Research
Spintronics
As an alternative to electronic charge, the storage and transport of electronic spin in semiconductor devices - "spintronics", may revolutionize the electronic device industry, with spin based transistors , opto-electronic devices, and memory. Moreover, the ability to preserve coherent spin states in conventional semiconductors and quantum dots may eventually enable quantum computing in the solid state.
Solid State Quantum Information Processing
The fundamental quantum-mechanical nature of spin makes it an ideal candidate for use as a quantum bit, the basic unit of information in a quantum computer. In such systems, individual spins may be initialized, coherently controlled, and read out using a variety of optical and electronic techniques.
Magnetic Semiconductors
The exchange couplings present in magnetically-doped semiconductors are orders of magnitude larger in energy than the spin-orbit and hyperfine interactions, and the interactions between carriers and magnetic ions in magnetic semiconductors may be engineered through the use of molecular beam epitaxy grown heterostructures.

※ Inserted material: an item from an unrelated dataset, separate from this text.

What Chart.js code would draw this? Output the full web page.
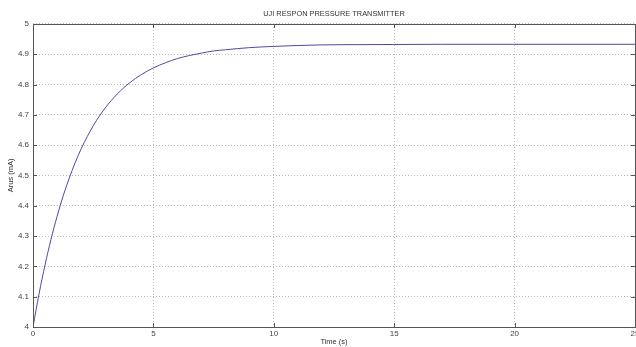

Ferromagnets and Nanomagnets
Due to their intermediate size, mesoscopic magnetic structures occupy a transitional region between the classical and quantum-mechanical worlds of magnetism. This transition is explored as a function of scale with the use of advanced techniques in miniaturization and magnetometry.
Measurement Techniques
Spin phenomena may be quantified to a striking degree of precision using a variety of optical and electronic techniques that enable one to probe spin dynamics as a function of time and space.